Cumulatively and in an integrated strategy, from a dispute Kashmir is being relegated to an issue, soon to be entirely diluted and then eliminated under a well-thought-out electoral, political and societal process. It will creep in slowly and create its own immunity to the changes that will keep getting manifested in the psyche of all partners to the process. How will, or should, Pakistan react to such slow inducement of acquiescence?
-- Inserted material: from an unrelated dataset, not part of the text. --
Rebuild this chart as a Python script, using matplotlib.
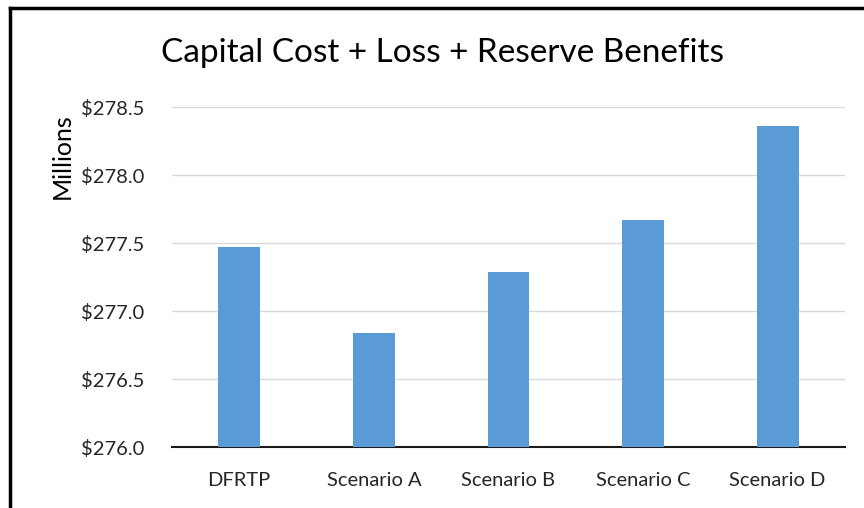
import numpy as np
import matplotlib
matplotlib.use("Agg")
import matplotlib.pyplot as plt
from matplotlib.lines import Line2D

categories = ["DFRTP", "Scenario A", "Scenario B", "Scenario C", "Scenario D"]
values = [277.47, 276.84, 277.29, 277.67, 278.36]
yticks = [276.0, 276.5, 277.0, 277.5, 278.0, 278.5]

plt.rcParams["font.family"] = ["Lato", "DejaVu Sans"]

fig = plt.figure(figsize=(8.64, 5.08), dpi=100)
ax = fig.add_axes([0.199, 0.12, 0.779, 0.669])

x = np.arange(len(categories))
ax.bar(x, values, 0.31, color="#5B9BD5", zorder=3)
ax.set_xlim(-0.5, len(categories) - 0.5)
ax.set_ylim(yticks[0], yticks[-1])
ax.set_yticks(yticks)
ax.set_yticklabels(["$%.1f" % v for v in yticks])
ax.set_xticks(x)
ax.set_xticklabels(categories)
ax.tick_params(axis="both", length=0, labelsize=14.5, colors="#262626")
ax.tick_params(axis="y", pad=20)
ax.tick_params(axis="x", pad=18)
ax.grid(axis="y", color="#d9d9d9", lw=1, zorder=0)
for s in ("top", "right", "left"):
    ax.spines[s].set_visible(False)
ax.spines["bottom"].set_color("#1a1a1a")
ax.spines["bottom"].set_linewidth(1.5)

# Excel-style display-units label sits near the top of the value axis
fig.text(0.072, 0.693, "Millions", rotation=90, ha="center", va="center", fontsize=18)

fig.text(0.512, 0.895, "Capital Cost + Loss + Reserve Benefits", ha="center", va="center", fontsize=24)

# frame of the screenshot (left and top edges)
fig.add_artist(Line2D([0.0115, 0.0115], [0.0, 0.984], transform=fig.transFigure, color="black", lw=2.5))
fig.add_artist(Line2D([0.0115, 1.0], [0.984, 0.984], transform=fig.transFigure, color="black", lw=2.5))

fig.savefig("out.png", dpi=100)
The following seems the more likely response by Pakistan, unless things really change at the top end: Pakistan will continue to be lured by the romance of improving relations with India as a long-held strategic dream of changing the paradigm in South Asia. Implicit in such desire is the drive that seeks to relegate the India factor in Pakistani military’s calculus, in turn removing the endowed eminence to the army as a saviour against such predominant threat. Both remain falsely premised. But while the play of attempting normalisation enacts itself according to the Indian design, Pakistan’s political and military establishment may simply be too slow to register the subtlety that may seem innocuous but will portent major reformation of the issues, especially on Kashmir. By holding Pakistan off, India is simply gaining the critical liberty of action to implement the elements of policy that will accrue to it the desired policy objectives. Kashmir is heading that way.
The prognosis of a possible Pakistani response? If Pakistan’s political and diplomatic response is either wanting, or delayed, or non-existent, the inevitability of the dispute falling into the lap of the military to respond will be the only default eventuality. A military that may have waited earlier on the sidelines will be forced to react to an Indian ploy that may be far too advanced in implementation.
Under unfavourable circumstances the army may be forced to find recourse in traditional responses. Will that mean 1989 all over again; or another skirmish or war? No one can tell. Indian cleverness with policy arrayed against Pakistani military may slide into another geopolitical degeneration with attendant consequences. Instead, political prudence through engagement and cooperative recourse to seek mutually beneficial resolution to the problem can bring us stability and peace in South Asia. It is time to bring in greater sincerity and avoid clever policy plays. The alternates are clearly disastrous.
The writer is a retired air-vice marshal of the Pakistan Air Force and served as its deputy chief of staff.